* begin Materials provided *

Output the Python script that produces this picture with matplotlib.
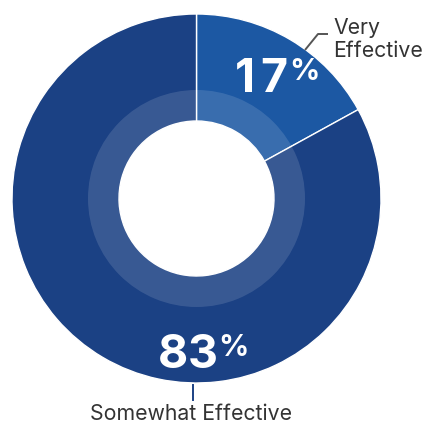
import matplotlib.pyplot as plt
from matplotlib.patches import Wedge

# data
categories = ['Very Effective', 'Somewhat Effective']
label_lines = ['Very\nEffective', 'Somewhat Effective']
shares = [17, 83]
colors = ['#1c58a3', '#1b4184']

W = 423
fig = plt.figure(figsize=(W / 100, W / 100), dpi=100, facecolor='white')
ax = fig.add_axes([0, 0, 1, 1])

cx, cy, R = 196.5, W - 198.5, 184.5
r_hole = 77.5
r_band = 108.5

ax.pie(shares, colors=colors, startangle=90, counterclock=False,
       center=(cx, cy), radius=R, frame=True,
       wedgeprops=dict(width=R - r_hole, edgecolor='white', linewidth=1.0))
ax.set_xlim(0, W)
ax.set_ylim(0, W)
ax.set_aspect('equal')
ax.axis('off')

# lighter inner band
ax.add_patch(Wedge((cx, cy), r_band, 0, 360, width=r_band - r_hole,
                   facecolor='white', alpha=0.13, linewidth=0))

num_font = dict(family=['Inter', 'DejaVu Sans'], weight='bold', color='white')


def pct_label(x_end, y_top, value, adv=29):
    # tabular-looking digits: each digit centred in a fixed-width cell
    s = str(value)
    n = len(s)
    for i, ch in enumerate(s):
        ax.text(x_end - (n - i - 0.5) * adv, y_top, ch, fontsize=33.5,
                ha='center', va='top', **num_font)
    ax.text(x_end + 1.5, y_top, '%', fontsize=21.5, ha='left', va='top', **num_font)


pct_label(288, W - 58, shares[0])
pct_label(217, W - 334, shares[1])

lab_font = dict(family=['Inter', 'DejaVu Sans'], color='#333333', fontsize=15.3)

# Very Effective leader + label
ax.plot([305, 318, 328], [W - 50, W - 34, W - 34], color='#555555', lw=1.4,
        solid_capstyle='butt')
ax.text(333, W - 18, label_lines[0], ha='left', va='top', linespacing=1.2, **lab_font)

# Somewhat Effective leader + label
ax.plot([193, 193], [W - 385, W - 400], color='#1b4184', lw=1.4)
ax.text(191, W - 404, label_lines[1], ha='center', va='top', **lab_font)

fig.savefig('out.png', dpi=100, facecolor='white')
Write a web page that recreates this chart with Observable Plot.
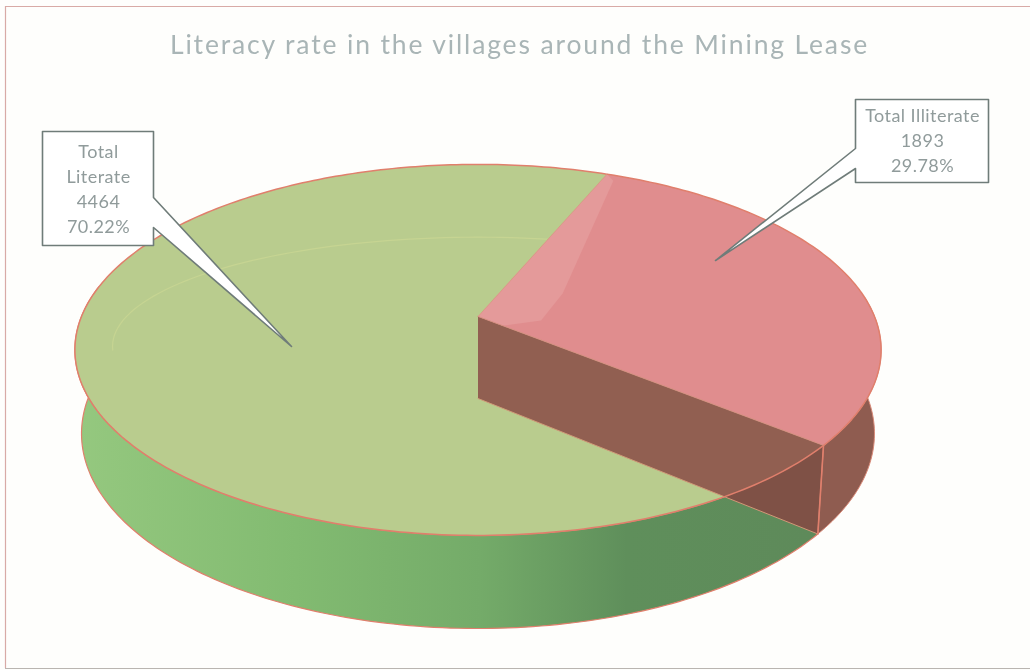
<!DOCTYPE html>
<html>
<head>
<meta charset="utf-8">
<script src="https://cdn.jsdelivr.net/npm/d3@7"></script>
<script src="https://cdn.jsdelivr.net/npm/@observablehq/plot@0.6"></script>
<style>
  html, body { margin: 0; padding: 0; background: #fefefc; }
  #chart svg { display: block; filter: blur(0.45px); }
  .ttl text { letter-spacing: 1.85px; }
  .lab text { letter-spacing: 0.45px; }
</style>
</head>
<body>
<div id="chart"></div>
<script>
// ---- data ----
const categories = ["Total Illiterate", "Total Literate"];
const values = [1893, 4464];
const percents = ["29.78%", "70.22%"];
const titleText = "Literacy rate in the villages around the Mining Lease";

// ---- perspective disc geometry ----
const startDeg = 22.3, k = 0.18;
const topPlane = {cx: 477.5, A: 396.5, B: 179.5, y0: 316};
const botPlane = {cx: 477.5, A: 390, B: 188.6, y0: 398};
function project(deg, r, plane) {
  const t = deg * Math.PI / 180, u = r * Math.sin(t), v = -r * Math.cos(t), w = 1 - k * v;
  return {x: plane.cx + plane.A * u / w, y: plane.y0 + plane.B * v / w};
}
function arc(a0, a1, plane, r = 1) {
  const n = Math.max(2, Math.ceil(Math.abs(a1 - a0))), pts = [];
  for (let i = 0; i <= n; i++) pts.push(project(a0 + (a1 - a0) * i / n, r, plane));
  return pts;
}
const total = d3.sum(values);
const redEnd = startDeg + values[0] / total * 360;
const greenEnd = startDeg + 360;
const apexTop = project(0, 0, topPlane), apexBot = project(0, 0, botPlane);
const sector = (a0, a1) => [apexTop, ...arc(a0, a1, topPlane), apexTop];
const wall = (a0, a1) => [...arc(a0, a1, topPlane), ...arc(a1, a0, botPlane), project(a0, 1, topPlane)];

const redCorner = project(redEnd, 1, topPlane), redCornerBot = project(redEnd, 1, botPlane);
const hiddenDeg = 148.3;  // where the radial wall's foot leaves the top rim

const radialWall = [apexTop, redCorner, redCornerBot, apexBot, apexTop];
const cornerPatch = [...arc(hiddenDeg, redEnd, topPlane), redCornerBot, project(hiddenDeg, 1, topPlane)];
const highlight = [apexTop, project(startDeg, 1, topPlane), project(startDeg + 2, 0.96, topPlane),
  project(59, 0.255, topPlane), project(98, 0.16, topPlane), project(redEnd, 0.08, topPlane), apexTop];
// faint bevel arc on the top face
const bevel = d3.range(172, 292, 2).map(t => {
  const a = t * Math.PI / 180, u = 0.9 * Math.cos(a), v = 0.1 + 0.58 * Math.sin(a), w = 1 - k * v;
  return {x: topPlane.cx + topPlane.A * u / w, y: topPlane.y0 + topPlane.B * v / w};
});

// ---- callouts ----
function callout(x0, y0, x1, y1, side, a, b, tip) {
  return [{x:x0,y:y0},{x:x1,y:y0},
    ...(side === "right" ? [{x:x1,y:a},tip,{x:x1,y:b}] : []),
    {x:x1,y:y1},{x:x0,y:y1},
    ...(side === "left" ? [{x:x0,y:b},tip,{x:x0,y:a}] : []),
    {x:x0,y:y0}];
}
const leftBox = callout(42, 131, 153, 245, "right", 197, 227, {x: 291, y: 346});
const rightBox = callout(855, 99, 988, 182, "left", 148, 168, {x: 715, y: 260});

const defs = () => {
  const d = d3.create("svg:defs");
  const g = d.append("linearGradient").attr("id", "gw").attr("gradientUnits", "userSpaceOnUse")
    .attr("x1", 75).attr("x2", 810).attr("y1", 0).attr("y2", 0);
  [[0, "#95c87f"], [0.3, "#82bb71"], [0.55, "#74ab69"], [0.75, "#5f8f5b"], [1, "#5e8a5a"]]
    .forEach(([o, c]) => g.append("stop").attr("offset", o).attr("stop-color", c));
  return d.node();
};

const rim = "#e07f6c";
const poly = (pts, fill, extra = {}) => Plot.line(pts, {x: "x", y: "y", fill, stroke: "none", curve: "linear", ...extra});

const chart = Plot.plot({
  width: 1030, height: 670, margin: 0,
  x: {type: "identity", axis: null},
  y: {type: "identity", axis: null},
  style: {background: "#fefefc"},
  marks: [
    defs,
    // page frame
    Plot.ruleX([5], {y1: 6, y2: 668, stroke: "#d8aaa6", strokeWidth: 1.2}),
    Plot.ruleY([6], {x1: 5, x2: 1030, stroke: "#d8aaa6", strokeWidth: 1.2}),
    Plot.ruleY([668], {x1: 5, x2: 1030, stroke: "#b9b5b0", strokeWidth: 1.2}),
    // walls and faces, back to front
    poly(wall(redEnd, 280), "url(#gw)", {stroke: rim, strokeWidth: 1.2}),
    poly(sector(redEnd, greenEnd), "#b9cc8e"),
    Plot.line(bevel, {x: "x", y: "y", stroke: "#c6d492", strokeWidth: 1.2}),
    poly(radialWall, "#915f51"),
    poly(cornerPatch, "#7f5146"),
    Plot.line([apexBot, redCornerBot], {x: "x", y: "y", stroke: "#cf9a78", strokeWidth: 1}),
    poly(wall(84, redEnd), "#8f5c50", {stroke: "#d98a78", strokeWidth: 1}),
    Plot.line([redCorner, redCornerBot], {x: "x", y: "y", stroke: rim, strokeWidth: 1.6}),
    poly(sector(startDeg, redEnd), "#e08d8e"),
    poly(highlight, "#e49a9a"),
    Plot.line(arc(startDeg, greenEnd, topPlane), {x: "x", y: "y", stroke: rim, strokeWidth: 1.5}),
    Plot.line([apexTop, redCorner], {x: "x", y: "y", stroke: "#cf8a78", strokeWidth: 0.8}),
    Plot.line([apexTop, project(startDeg, 1, topPlane)], {x: "x", y: "y", stroke: "#d29a7e", strokeWidth: 0.8}),
    // callouts
    poly(leftBox, "#ffffff", {stroke: "#6f7c79", strokeWidth: 1.6}),
    poly(rightBox, "#ffffff", {stroke: "#6f7c79", strokeWidth: 1.6}),
    Plot.text([["Total\nLiterate", values[1], percents[1]].join("\n")], {
      x: () => 98, y: () => 187, text: d => d, fontFamily: "Lato", fontSize: 18, lineHeight: 1.39, fill: "#909b9b", className: "lab"
    }),
    Plot.text([[categories[0], values[0], percents[0]].join("\n")], {
      x: () => 922, y: () => 138.5, text: d => d, fontFamily: "Lato", fontSize: 18, lineHeight: 1.39, fill: "#909b9b", className: "lab"
    }),
    Plot.text([titleText], {
      x: () => 519, y: () => 45, text: d => d, fontFamily: "Lato", fontSize: 26.5, fill: "#a9b5b6", className: "ttl"
    })
  ]
});
document.getElementById("chart").append(chart);
</script>
</body>
</html>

* end Materials provided *

Work instructions:
Take the lines from the one holding "Write a web" to the one holding "rate in the", both lines included, and give them again exactly, with no pictures.

Answer in full:
Write a web page that recreates this chart with Observable Plot.
<!DOCTYPE html>
<html>
<head>
<meta charset="utf-8">
<script src="https://cdn.jsdelivr.net/npm/d3@7"></script>
<script src="https://cdn.jsdelivr.net/npm/@observablehq/plot@0.6"></script>
<style>
  html, body { margin: 0; padding: 0; background: #fefefc; }
  #chart svg { display: block; filter: blur(0.45px); }
  .ttl text { letter-spacing: 1.85px; }
  .lab text { letter-spacing: 0.45px; }
</style>
</head>
<body>
<div id="chart"></div>
<script>
// ---- data ----
const categories = ["Total Illiterate", "Total Literate"];
const values = [1893, 4464];
const percents = ["29.78%", "70.22%"];
const titleText = "Literacy rate in the villages around the Mining Lease";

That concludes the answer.